▶ _Problem to work on_: Say how many lines of the listing below contain "this", giving the number and nothing else.

▶ _Given records_:

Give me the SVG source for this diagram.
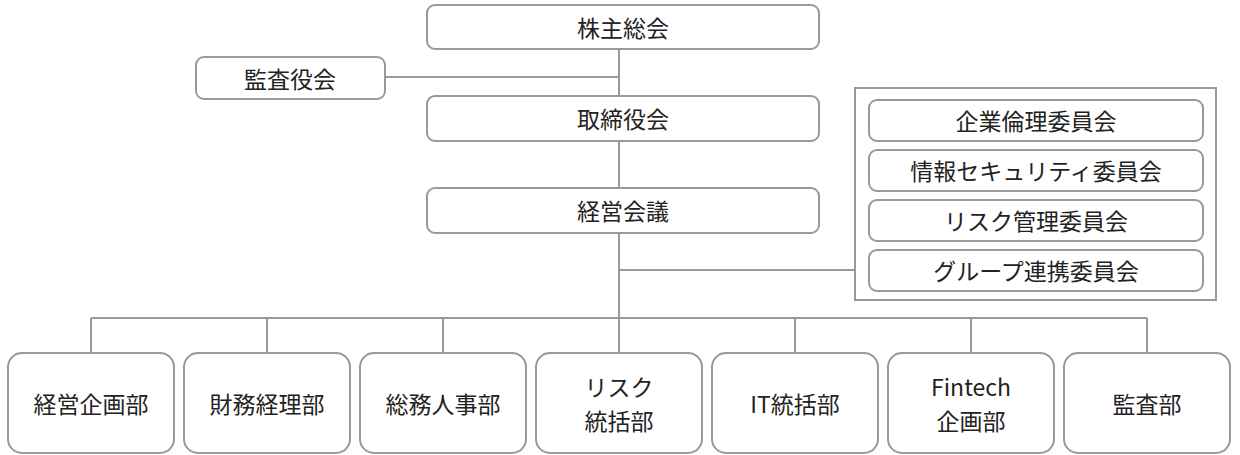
<svg xmlns="http://www.w3.org/2000/svg" width="1240" height="455" viewBox="0 0 1240 455">
<style>
.b{fill:#fff;stroke:#999;stroke-width:2}
.t{font-family:"Noto Sans CJK JP","Noto Sans",sans-serif;font-size:23px;fill:#222;text-anchor:middle;dominant-baseline:central}
.c{fill:none;stroke:#999;stroke-width:2}
</style>
<rect width="1240" height="455" fill="#fff"/>
<g id="connectors">
<path class="c" d="M619 49V353M385 77H619M619 270H855M91 318H1147M91 318V353M267 318V353M443 318V353M795 318V353M971 318V353M1147 318V353"/>
</g>
<g id="n1"><rect class="b" x="427" y="5" width="392" height="44" rx="8"/><text class="t" x="623" y="27">株主総会</text></g>
<g id="n2"><rect class="b" x="196" y="57" width="189" height="42" rx="8"/><text class="t" x="290" y="78">監査役会</text></g>
<g id="n3"><rect class="b" x="427" y="96" width="392" height="45" rx="8"/><text class="t" x="623" y="118">取締役会</text></g>
<g id="n4"><rect class="b" x="427" y="188" width="392" height="45" rx="8"/><text class="t" x="623" y="210">経営会議</text></g>
<g id="committees"><rect class="b" x="855" y="88" width="361" height="212"/>
<rect class="b" x="869" y="100" width="334" height="41" rx="8"/><text class="t" x="1036" y="120">企業倫理委員会</text>
<rect class="b" x="869" y="150" width="334" height="41" rx="8"/><text class="t" x="1036" y="170">情報セキュリティ委員会</text>
<rect class="b" x="869" y="200" width="334" height="41" rx="8"/><text class="t" x="1036" y="220">リスク管理委員会</text>
<rect class="b" x="869" y="250" width="334" height="41" rx="8"/><text class="t" x="1036" y="270">グループ連携委員会</text>
</g>
<g id="d1"><rect class="b" x="8" y="353" width="166" height="100" rx="14"/><text class="t" x="91" y="403">経営企画部</text></g>
<g id="d2"><rect class="b" x="184" y="353" width="166" height="100" rx="14"/><text class="t" x="267" y="403">財務経理部</text></g>
<g id="d3"><rect class="b" x="360" y="353" width="166" height="100" rx="14"/><text class="t" x="443" y="403">総務人事部</text></g>
<g id="d4"><rect class="b" x="536" y="353" width="166" height="100" rx="14"/><text class="t" x="619" y="386">リスク</text><text class="t" x="619" y="420">統括部</text></g>
<g id="d5"><rect class="b" x="712" y="353" width="166" height="100" rx="14"/><text class="t" x="795" y="403">IT統括部</text></g>
<g id="d6"><rect class="b" x="888" y="353" width="166" height="100" rx="14"/><text class="t" x="971" y="386">Fintech</text><text class="t" x="971" y="420">企画部</text></g>
<g id="d7"><rect class="b" x="1064" y="353" width="166" height="100" rx="14"/><text class="t" x="1147" y="403">監査部</text></g>
</svg>
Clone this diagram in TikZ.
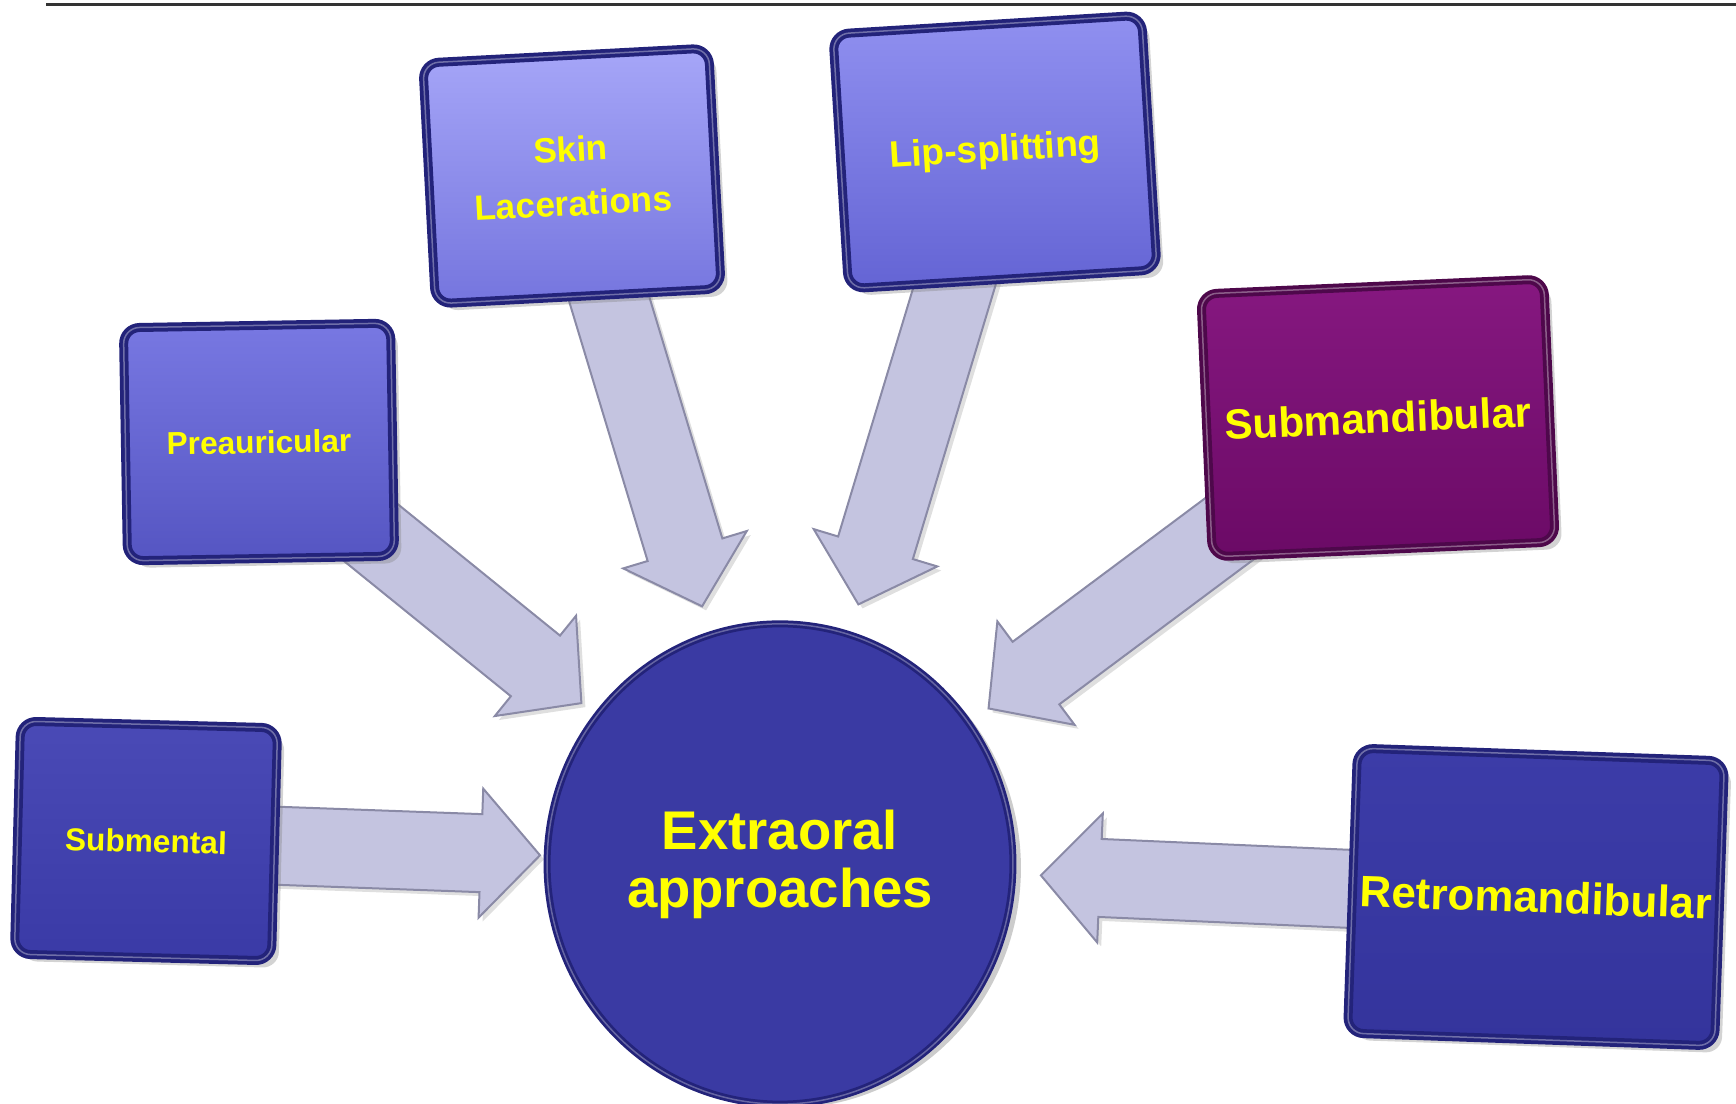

▶ _Task result_: 2